Automating PDF Form Data Population with Batch Processing
When you need to populate PDF forms with large datasets, manual entry becomes impractical. Scripting this process saves time and eliminates human error. Here’s how to automate PDF form filling using Python.
Understanding PDF Form Filling
PDF forms contain field names that can be programmatically populated. The process typically involves:
- Identifying field names in your PDF form
- Preparing your data source
- Generating filled PDFs for each record
- Optionally flattening forms so fields can’t be edited
Method 1: Using pdfrw and reportlab
The modern approach uses pdfrw, which is actively maintained and works with current Python versions. It’s more reliable than legacy tools.
First, install the required packages:
pip install pdfrw reportlab
Here’s a practical example:
#!/usr/bin/env python3
from pdfrw import PdfReader, PdfWriter
from pdfrw.objects import PdfDict, PdfArray
def fill_pdf_form(template_path, output_path, data_dict):
"""
Fill a PDF form template with provided data.
Args:
template_path: Path to the blank PDF form
output_path: Path for the filled PDF
data_dict: Dictionary with field_name: value pairs
"""
template = PdfReader(template_path)
for page in template.pages:
annotations = page.get('/Annots')
if not annotations:
continue
for annotation in annotations:
if annotation['/Subtype'] == '/Widget':
field_name = annotation['/T'][1:-1] # Remove parentheses
if field_name in data_dict:
annotation.update(
PdfDict(V=f'({data_dict[field_name]})'),
AP='' # Clear appearance stream to force regeneration
)
PdfWriter().write(output_path, template)
print(f"Generated: {output_path}")
# Example usage
employees = [
{'name': 'John Smith', 'employee_id': '12345', 'department': 'Engineering'},
{'name': 'Jane Doe', 'employee_id': '12346', 'department': 'Marketing'},
{'name': 'Bob Johnson', 'employee_id': '12347', 'department': 'Sales'},
]
for emp in employees:
output = f"form_{emp['employee_id']}.pdf"
fill_pdf_form('template.pdf', output, emp)
Method 2: Using pypdf
For more complex scenarios, pypdf offers additional features:
pip install pypdf
from pypdf import PdfReader, PdfWriter
def fill_and_flatten(template_path, output_path, data_dict, flatten=True):
"""Fill form and optionally flatten it (make fields non-editable)."""

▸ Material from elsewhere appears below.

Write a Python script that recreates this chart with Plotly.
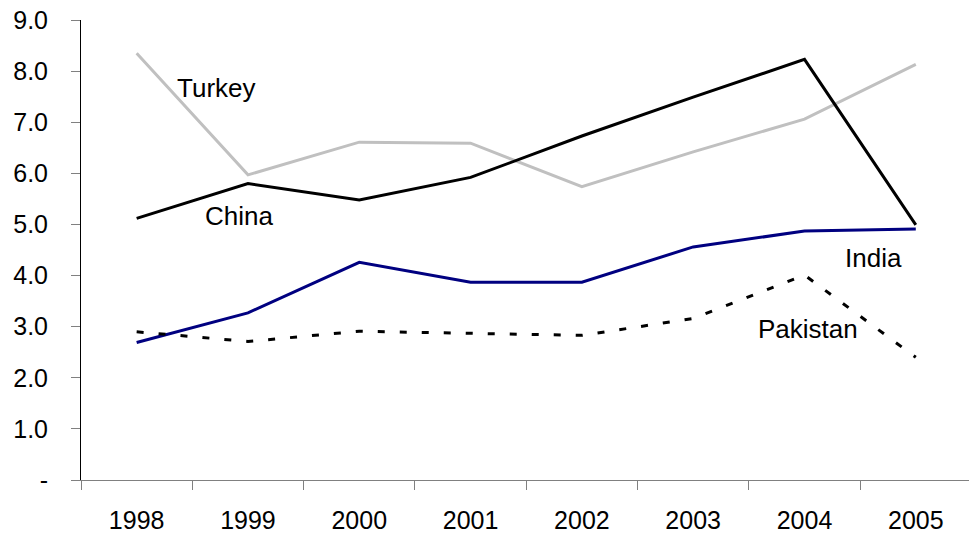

reader = PdfReader(template_path)
writer = PdfWriter()
# Update form fields
writer.append_pages_from_reader(reader)
writer.update_page_form_field_values(
writer.pages[0], data_dict
)
if flatten:
writer.flatten()
with open(output_path, 'wb') as f:
writer.write(f)
# Usage with CSV data
import csv
with open('employee_data.csv') as csvfile:
reader = csv.DictReader(csvfile)
for row in reader:
fill_and_flatten('template.pdf', f"form_{row['id']}.pdf", row, flatten=True)
Discovering Field Names
Before you can fill fields, you need to know their names. Use this script to identify them:
from pdfrw import PdfReader
pdf = PdfReader('template.pdf')
for page in pdf.pages:
annotations = page.get('/Annots')
if annotations:
for annotation in annotations:
if annotation['/Subtype'] == '/Widget':
# Extract field name (remove parentheses)
field_name = annotation['/T'][1:-1]
print(f"Field: {field_name}")
Handling Large Datasets
For processing thousands of forms, consider:
import os
from multiprocessing import Pool
def process_record(args):
template, output_dir, record = args
output_path = os.path.join(output_dir, f"form_{record['id']}.pdf")
fill_pdf_form(template, output_path, record)
if __name__ == '__main__':
records = load_data_from_database() # or CSV, JSON, etc.
tasks = [(template_path, output_dir, r) for r in records]
with Pool(processes=4) as pool:
pool.map(process_record, tasks)
Common Issues
Fields not updating: Some PDFs use XFA (XML Forms Architecture) which requires different handling. Check if your PDF is XFA-based by examining it with a PDF inspection tool.
Encoding problems: Use UTF-8 encoding for special characters:
annotation.update(PdfDict(V=f'({data_dict[field_name]})'.encode('utf-8')))
Flatten before merging: If combining forms, flatten individual documents first to prevent field conflicts.
Why Modern Tools Over Legacy Options
The older PDFtk and fdfgen approach is outdated. PDFtk development stalled, and fdfgen requires FDF format generation which is less maintainable. Modern libraries like pdfrw and pypdf are actively maintained, better documented, and integrate cleanly with current Python ecosystems.
Choose pdfrw for simplicity and direct PDF manipulation, or pypdf if you need advanced features like merging, splitting, and encryption alongside form filling.